Measuring the thickness of a ferromagnetic or paramagnetic material can be very important but extremely difficult in many applications. These types of materials, e.g., carbon steel and iron, are utilized in numerous applications. These material are selected because of their strength and durability. However, such materials are subject to corrosion or erosion over time. The most common example of corrosion is the rust that forms on such material due to oxidation. This corrosion can destroy the strength of the material. For example, a device can be associated with a logging tool and used to check oil well casings for corrosion. Another example is a device that can be mounted on or moved along the outside of a storage tank to test for corrosion inside the tank. This may be useful when access to the inside of the tank is inconvenient, difficult or costly.

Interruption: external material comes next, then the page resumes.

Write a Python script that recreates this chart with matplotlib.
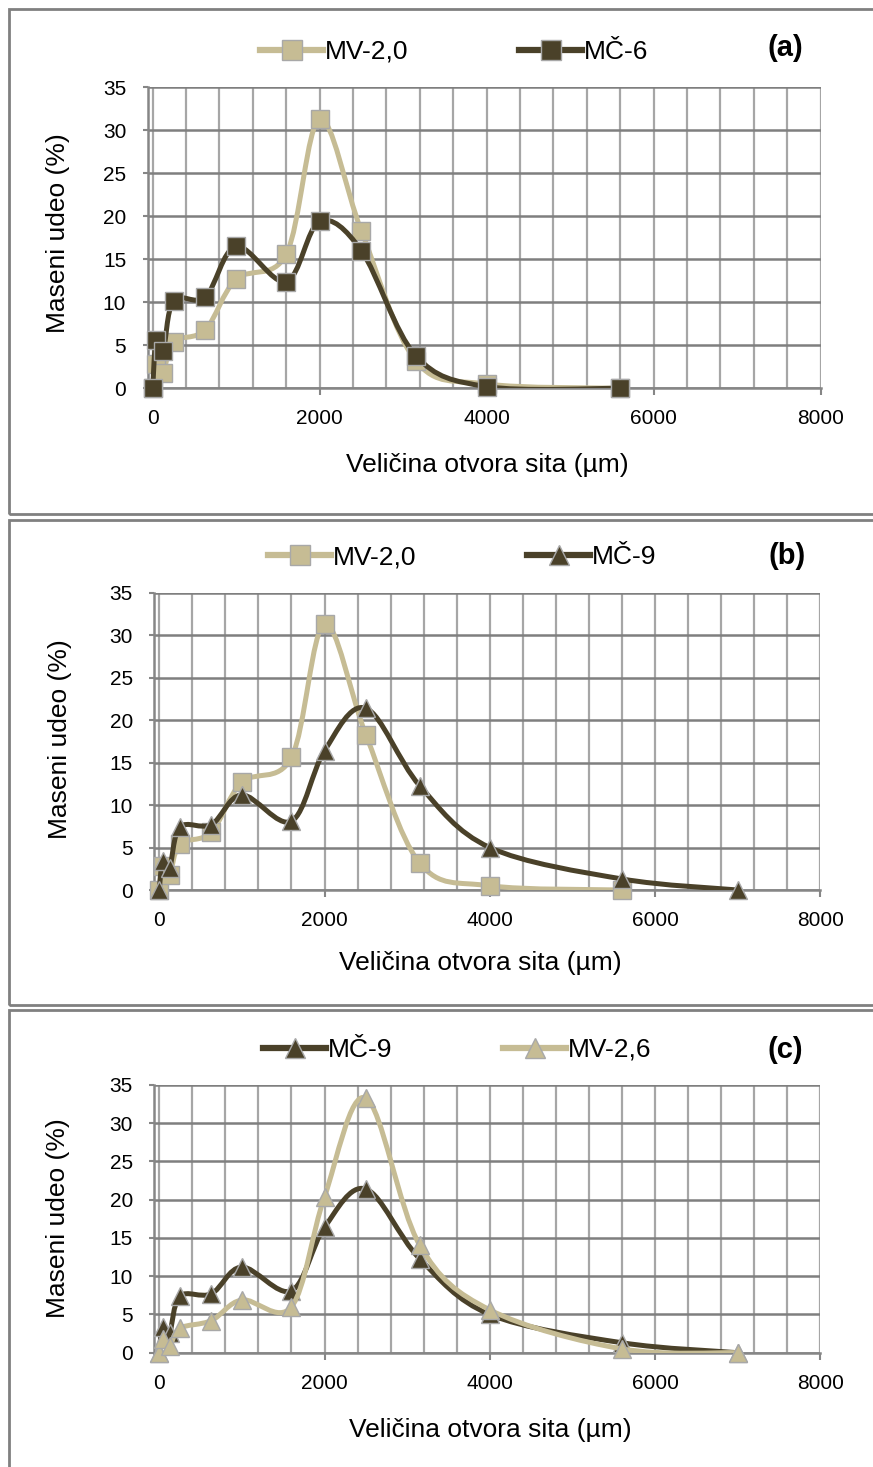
import numpy as np
import matplotlib
matplotlib.use("Agg")
import matplotlib.pyplot as plt
from matplotlib.path import Path
from matplotlib.patches import PathPatch, Rectangle
from matplotlib.lines import Line2D

plt.rcParams['font.family'] = ['Liberation Sans', 'DejaVu Sans']

# sieve openings (um)
sita_12 = [0, 40, 125, 250, 630, 1000, 1600, 2000, 2500, 3150, 4000, 5600]
sita_13 = [0, 40, 125, 250, 630, 1000, 1600, 2000, 2500, 3150, 4000, 5600, 7000]

# mass fractions (%)
mv_20 = [0, 2.8, 1.8, 5.4, 6.8, 12.7, 15.6, 31.3, 18.3, 3.2, 0.5, 0.0]
mc_6 = [0, 5.6, 4.3, 10.2, 10.6, 16.5, 12.4, 19.4, 16.0, 3.8, 0.2, 0.0]
mc_9 = [0, 3.4, 2.6, 7.4, 7.7, 11.2, 8.1, 16.4, 21.4, 12.3, 5.0, 1.3, 0.0]
mv_26 = [0, 1.8, 0.9, 3.2, 4.2, 6.9, 6.0, 20.4, 33.3, 14.1, 5.6, 0.5, 0.0]

x_ticks = [0, 2000, 4000, 6000, 8000]
y_ticks = [0, 5, 10, 15, 20, 25, 30, 35]

DARK = '#4a4129'
LIGHT = '#c6bc94'
W, H = 873, 1467


def smooth_path(x, y):
    # excel-like smoothed line (catmull-rom as bezier)
    p = np.column_stack([x, y]).astype(float)
    n = len(p)
    verts = [p[0]]
    codes = [Path.MOVETO]
    for i in range(n - 1):
        p0 = p[max(i - 1, 0)]
        p3 = p[min(i + 2, n - 1)]
        verts += [p[i] + (p[i + 1] - p0) / 6, p[i + 1] - (p3 - p[i]) / 6, p[i + 1]]
        codes += [Path.CURVE4] * 3
    return Path(verts, codes)


def px_rect(left, top, right, bottom):
    return [left / W, 1 - bottom / H, (right - left) / W, (bottom - top) / H]


def panel(rect, series, tag, leg_xy, tag_xy, xlab_xy, ylab_xy):
    ax = fig.add_axes(rect)
    handles = []
    for k, (x, y, color, marker, label) in enumerate(series):
        ax.add_patch(PathPatch(smooth_path(x, y), fill=False, ec=color, lw=3.6,
                               capstyle='round', joinstyle='round', zorder=3 + 2 * k))
        ax.plot(x, y, ls='none', marker=marker, ms=13, mfc=color, mec='#a8a8a8',
                mew=1, zorder=4 + 2 * k, clip_on=False)
        handles.append(Line2D([], [], color=color, lw=4.5, marker=marker, ms=14,
                              mfc=color, mec='#a8a8a8', mew=1, label=label))
    ax.set_xlim(-60, 8000)
    ax.set_ylim(0, 35)
    ax.set_xticks(x_ticks)
    ax.set_xticks(np.arange(0, 8001, 400), minor=True)
    ax.set_yticks(y_ticks)
    ax.grid(axis='x', which='both', color='#a6a6a6', lw=1.6, zorder=0)
    ax.grid(axis='y', which='major', color='#7f7f7f', lw=1.8, zorder=0)
    ax.set_axisbelow(True)
    for s in ['top', 'right']:
        ax.spines[s].set_visible(False)
    for s in ['left', 'bottom']:
        ax.spines[s].set_color('#868686')
        ax.spines[s].set_linewidth(1.8)
    ax.tick_params(axis='x', which='major', length=5, width=1.5, color='#868686',
                   labelsize=15, pad=10)
    ax.tick_params(axis='x', which='minor', length=0)
    ax.tick_params(axis='y', length=3.5, width=1.5, color='#868686', labelsize=15, pad=12)
    fig.legend(handles=handles, loc='center', ncol=2, frameon=False, fontsize=19,
               bbox_to_anchor=(leg_xy[0] / W, 1 - leg_xy[1] / H), handlelength=2.4,
               handletextpad=0.05, columnspacing=4.2, borderpad=0)
    fig.text(tag_xy[0] / W, 1 - tag_xy[1] / H, tag, fontsize=21, fontweight='bold',
             ha='center', va='center')
    fig.text(xlab_xy[0] / W, 1 - xlab_xy[1] / H, 'Veličina otvora sita (µm)',
             fontsize=19, ha='center', va='center')
    fig.text(ylab_xy[0] / W, 1 - ylab_xy[1] / H, 'Maseni udeo (%)', fontsize=19,
             rotation=90, ha='center', va='center')
    return ax


fig = plt.figure(figsize=(W / 100, H / 100), dpi=100)

# panel frames
for top, bottom in [(9, 514), (520, 1004.5), (1010, H + 10)]:
    fig.add_artist(Rectangle((9 / W, 1 - bottom / H), (W + 20) / W, (bottom - top) / H,
                             transform=fig.transFigure, fill=False, ec='#808080', lw=2))

panel(px_rect(147.7, 87.3, 820.6, 388.3),
      [(sita_12, mv_20, LIGHT, 's', 'MV-2,0'), (sita_12, mc_6, DARK, 's', 'MČ-6')],
      '(a)', (454, 52), (785, 48), (487, 465), (58, 233))

panel(px_rect(154.3, 592.7, 820.3, 890),
      [(sita_12, mv_20, LIGHT, 's', 'MV-2,0'), (sita_13, mc_9, DARK, '^', 'MČ-9')],
      '(b)', (462, 557), (787, 556), (480, 963), (60, 739))

panel(px_rect(154.3, 1085, 820.3, 1352.7),
      [(sita_13, mc_9, DARK, '^', 'MČ-9'), (sita_13, mv_26, LIGHT, '^', 'MV-2,6')],
      '(c)', (457, 1050), (785, 1050), (490, 1430), (58, 1218))

fig.savefig('out.png', dpi=100)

In many applications, it is not possible to have access to all parts of the structural steel or iron. Examples include but are not limited to underground pipes, underground storage tanks, above ground storage tanks such as chemical tanks, and bridge and building structural elements. This is also experienced in well casings placed in the ground. The casing is subject to corrosion from the moisture in the ground on the outside of the casing as well as upon the interior surface of the casing. However, only the interior surface is accessible. The ability to monitor the changing thickness of the casing over time can provide useful information regarding the remaining strength of the casing as it experiences corrosion on the outer surface.
Methods for determining thickness in the past have included audio soundings, x-rays and gamma rays. Utilization of these alternate methods, when possible, requires physical contact with the material and frequently causes significant disruption of production activities and time consuming placement and calibration of equipment.